The winner of the International Prize for Arabic Fiction 2020 will be announced at a ceremony at the Ritz Carlton in Abu Dhabi on 14 April 2020, on the eve of the Abu Dhabi International Book Fair. Last year’s winner was The Night Mail by Hoda Barakat.
In fulfilling its ambition to increase the international reach of Arabic fiction, the prize provides funding for English translation for its winners. Winning novels published in English include Mohammed Achaari’s The Arch and the Butterfly; Raja Alem’s The Dove’s Necklace (Duckworth, UK, and Overlook Press, US); Saud Alsanousi’s The Bamboo Stalk; Abdo Khal’s Spewing Sparks as Big as Castles; Rabai al-Madhoun’s Fractured Destinies: Concerto of the Holocaust and Al Nakba (Hoopoe Fiction); Ahmed Saadawi’s Frankenstein in Baghdad (Oneworld, UK, and Penguin Books, US); Bahaa Taher’s Sunset Oasis (Sceptre); and Youssef Ziedan’s Azazeel (Atlantic Books).
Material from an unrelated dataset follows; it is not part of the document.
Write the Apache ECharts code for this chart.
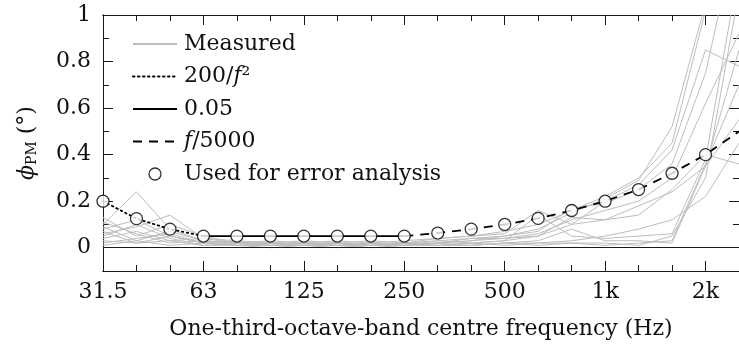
<!DOCTYPE html>
<html><head><meta charset="utf-8">
<script src="https://cdn.jsdelivr.net/npm/echarts@6/dist/echarts.min.js"></script>
<style>html,body{margin:0;padding:0;background:#fff}#c{width:739px;height:349px}</style>
</head><body>
<div id="c"></div>
<script>
// One-third-octave bands (x categories, placed by band index on a value axis)
const bands = ['31.5','40','50','63','80','100','125','160','200','250','315','400','500','630','800','1k','1.25k','1.6k','2k','2.5k'];
const xMajorLabels = ['31.5','63','125','250','500','1k','2k'];
const yMajorLabels = ['0','0.2','0.4','0.6','0.8','1'];
const yMinorValues = [0.1,0.3,0.5,0.7,0.9];

// Measured curves (one value per band)
const measured1  = [0.10,0.24,0.08,0.03,0.02,0.02,0.01,0.02,0.01,0.02,0.03,0.04,0.05,0.08,0.15,0.21,0.29,0.52,1.05,1.60];
const measured2  = [0.06,0.09,0.14,0.04,0.03,0.02,0.03,0.02,0.03,0.02,0.04,0.05,0.07,0.10,0.16,0.22,0.30,0.45,1.02,1.50];
const measured3  = [0.13,0.05,0.10,0.05,0.02,0.03,0.02,0.03,0.02,0.03,0.04,0.05,0.06,0.16,0.10,0.20,0.27,0.42,0.85,0.78];
const measured4  = [0.08,0.12,0.05,0.02,0.03,0.01,0.02,0.01,0.02,0.01,0.02,0.03,0.05,0.07,0.17,0.19,0.25,0.36,0.75,1.40];
const measured5  = [0.04,0.07,0.03,0.04,0.02,0.02,0.01,0.02,0.01,0.02,0.02,0.04,0.04,0.06,0.12,0.16,0.20,0.30,0.62,0.92];
const measured6  = [0.02,0.04,0.06,0.02,0.01,0.02,0.02,0.01,0.02,0.01,0.03,0.02,0.03,0.05,0.13,0.12,0.14,0.25,0.40,0.36];
const measured7  = [0.09,0.03,0.07,0.03,0.02,0.01,0.02,0.02,0.01,0.02,0.01,0.02,0.03,0.14,0.05,0.04,0.05,0.06,0.38,1.20];
const measured8  = [0.05,0.10,0.04,0.01,0.01,0.02,0.01,0.01,0.02,0.01,0.02,0.01,0.02,0.03,0.08,0.03,0.03,0.02,0.35,0.85];
const measured9  = [0.03,0.02,0.05,0.02,0.01,0.01,0.01,0.00,0.01,0.01,0.01,0.02,0.01,0.02,0.02,0.01,0.02,0.03,0.36,0.70];
const measured10 = [0.11,0.06,0.02,0.03,0.01,0.01,0.02,0.01,0.01,0.02,0.01,0.01,0.02,0.01,0.02,0.02,0.01,0.05,0.30,1.10];
const measured11 = [0.07,0.02,0.03,0.01,0.02,0.01,0.01,0.02,0.01,0.01,0.02,0.03,0.04,0.05,0.10,0.12,0.18,0.24,0.35,0.55];
const measured12 = [0.01,0.03,0.01,0.02,0.01,0.00,0.01,0.01,0.00,0.01,0.01,0.01,0.02,0.02,0.03,0.05,0.08,0.12,0.22,0.45];
const measuredAll = [measured1,measured2,measured3,measured4,measured5,measured6,measured7,measured8,measured9,measured10,measured11,measured12];

// Limit curves
const dottedBands = ['31.5','40','50','63'];
const dottedValues = [0.2,0.125,0.08,0.05];
const constBands = ['63','80','100','125','160','200','250'];
const constValues = [0.05,0.05,0.05,0.05,0.05,0.05,0.05];
const dashedBands = ['250','315','400','500','630','800','1k','1.25k','1.6k','2k','2.5k'];
const dashedValues = [0.05,0.063,0.08,0.1,0.126,0.16,0.2,0.25,0.32,0.4,0.5];
// Points used for error analysis
const usedBands = ['31.5','40','50','63','80','100','125','160','200','250','315','400','500','630','800','1k','1.25k','1.6k','2k'];
const usedValues = [0.2,0.125,0.08,0.05,0.05,0.05,0.05,0.05,0.05,0.05,0.063,0.08,0.1,0.126,0.16,0.2,0.25,0.32,0.4];

const FONT = 'DejaVu Serif';
const FS = 22;
const AX = '#1a1a1a';
const bi = b => bands.indexOf(b);
const pairs = (bs, vs) => bs.map((b, i) => [bi(b), vs[i]]);

const xMajor = xMajorLabels.map(bi);
const xMinor = bands.map((b, i) => i).filter(i => xMajor.indexOf(i) < 0 && i < bands.length - 1);
const yMajor = yMajorLabels.map(Number);

function xAxisDef(pos, vals, len, showLabel) {
  return {
    type: 'value', position: pos, min: 0, max: bands.length - 1,
    axisLine: {show: true, onZero: false, lineStyle: {color: AX, width: 1}},
    axisTick: {show: true, inside: true, length: len, customValues: vals, lineStyle: {color: AX, width: 1}},
    axisLabel: {show: showLabel, customValues: vals, formatter: v => bands[Math.round(v)],
      margin: 10, color: '#111', fontFamily: FONT, fontSize: FS},
    splitLine: {show: false}
  };
}
function yAxisDef(pos, vals, len, showLabel) {
  return {
    type: 'value', position: pos, min: -0.1, max: 1,
    axisLine: {show: true, onZero: false, lineStyle: {color: AX, width: 1}},
    axisTick: {show: true, inside: true, length: len, customValues: vals, lineStyle: {color: AX, width: 1}},
    axisLabel: {show: showLabel, customValues: vals, formatter: v => yMajorLabels[yMajor.indexOf(Math.round(v * 10) / 10)] || String(v),
      margin: 12, color: '#111', fontFamily: FONT, fontSize: FS},
    splitLine: {show: false}
  };
}

const xAxes = [xAxisDef('bottom', xMajor, 10, true), xAxisDef('bottom', xMinor, 6, false),
               xAxisDef('top', xMajor, 10, false), xAxisDef('top', xMinor, 6, false)];
xAxes[0].name = 'One-third-octave-band centre frequency (Hz)';
xAxes[0].nameLocation = 'middle';
xAxes[0].nameGap = 47;
xAxes[0].nameTextStyle = {fontFamily: FONT, fontSize: FS, color: '#111'};

const yAxes = [yAxisDef('left', yMajor, 10, true), yAxisDef('left', yMinorValues, 6, false),
               yAxisDef('right', yMajor, 10, false), yAxisDef('right', yMinorValues, 6, false)];
yAxes[0].name = '{phi|ϕ}{sub|PM} (°)';
yAxes[0].nameLocation = 'middle';
yAxes[0].nameGap = 64;
yAxes[0].nameRotate = 90;
yAxes[0].nameTextStyle = {fontFamily: FONT, fontSize: FS, color: '#111',
  rich: {phi: {fontFamily: FONT, fontSize: FS, fontStyle: 'italic', color: '#111'},
         sub: {fontFamily: FONT, fontSize: 14, color: '#111', padding: [9, 0, 0, 0]}}};

const series = [];
measuredAll.forEach((arr, k) => {
  series.push({
    name: 'Measured', type: 'line', data: arr.map((v, i) => [i, v]),
    symbol: 'none', silent: true, z: 1,
    lineStyle: {color: '#bdbdbd', width: 1}, itemStyle: {color: '#bdbdbd'},
    markLine: k === 0 ? {silent: true, symbol: 'none', label: {show: false},
      lineStyle: {color: '#1a1a1a', width: 1, type: 'solid'}, data: [{yAxis: 0}]} : undefined
  });
});
series.push({name: '200/f^2', type: 'line', data: pairs(dottedBands, dottedValues), symbol: 'none', z: 3,
  lineStyle: {color: '#000', width: 1.8, type: [1.5, 3.5], cap: 'round'}, itemStyle: {color: '#000'}});
series.push({name: '0.05', type: 'line', data: pairs(constBands, constValues), symbol: 'none', z: 3,
  lineStyle: {color: '#000', width: 1.6, type: 'solid'}, itemStyle: {color: '#000'}});
series.push({name: 'f/5000', type: 'line', data: pairs(dashedBands, dashedValues), symbol: 'none', z: 3,
  lineStyle: {color: '#000', width: 1.8, type: [9, 7]}, itemStyle: {color: '#000'}});
series.push({name: 'Used for error analysis', type: 'scatter', data: pairs(usedBands, usedValues),
  symbol: 'circle', symbolSize: 12, z: 5,
  itemStyle: {color: '#fff', borderColor: '#000', borderWidth: 1.3}});

const legendNames = {
  'Measured': 'Measured',
  '200/f^2': '200/{it|f}²',
  '0.05': '0.05',
  'f/5000': '{it|f}/5000',
  'Used for error analysis': 'Used for error analysis'
};
const noSym = {opacity: 0};

const chart = echarts.init(document.getElementById('c'), null, {renderer: 'canvas'});
chart.setOption({
  animation: false,
  backgroundColor: '#fff',
  textStyle: {fontFamily: FONT},
  grid: {left: 103, right: -8, top: 15, bottom: 78, containLabel: false},
  xAxis: xAxes,
  yAxis: yAxes,
  legend: {
    orient: 'vertical', left: 127, top: 28, padding: 5,
    itemWidth: 44, itemHeight: 12, itemGap: 10.5,
    selectedMode: false,
    textStyle: {fontFamily: FONT, fontSize: FS, lineHeight: 22, color: '#111', padding: [0, 0, 0, 2],
      rich: {it: {fontFamily: FONT, fontSize: FS, lineHeight: 22, fontStyle: 'italic', color: '#111'}}},
    data: [{name: 'Measured', itemStyle: noSym}, {name: '200/f^2', itemStyle: noSym},
           {name: '0.05', itemStyle: noSym}, {name: 'f/5000', itemStyle: noSym},
           {name: 'Used for error analysis', icon: 'circle',
            itemStyle: {color: '#fff', borderColor: '#000', borderWidth: 1.3}}],
    formatter: n => legendNames[n]
  },
  series: series
});
</script>
</body></html>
2019 saw the publication in English of several novels recognised by the prize. This included Ismail Fahd Ismail’s The Old Woman and the River (shortlisted as Al-Sabiliat in 2017), translated by Sophia Vasalou and published by Interlink in October 2019 and Sinan Antoon’s The Book of Collateral Damage (longlisted in 2017 as al-Fihrist), translated by Jonathan Wright and published by Yale University Press in May 2019. Also in 2019, Hoopoe Fiction published George Yaraq’s Guard of the Dead (shortlisted in 2016), translated by Raphael Cohen and published in April and Ibrahim Abdelmeguid’s Clouds over Alexandria (longlisted in 2014), translated by Kay Heikkinen and published in May.
This year, The Night Mail by Hoda Barakat (2019 winner) will be translated by Marilyn Booth and published by Oneworld in September; and Interlink has acquired the rights to publish Shahla Ujayli's 2019 shortlisted novel Summer with the Enemy for which the translation is underway and is due for publication later this year.
The International Prize for Arabic Fiction is an annual literary prize for prose fiction in Arabic. It is sponsored by the Department of Culture and Tourism – Abu Dhabi and is run with the support, as its mentor, of the Booker Prize Foundation in London.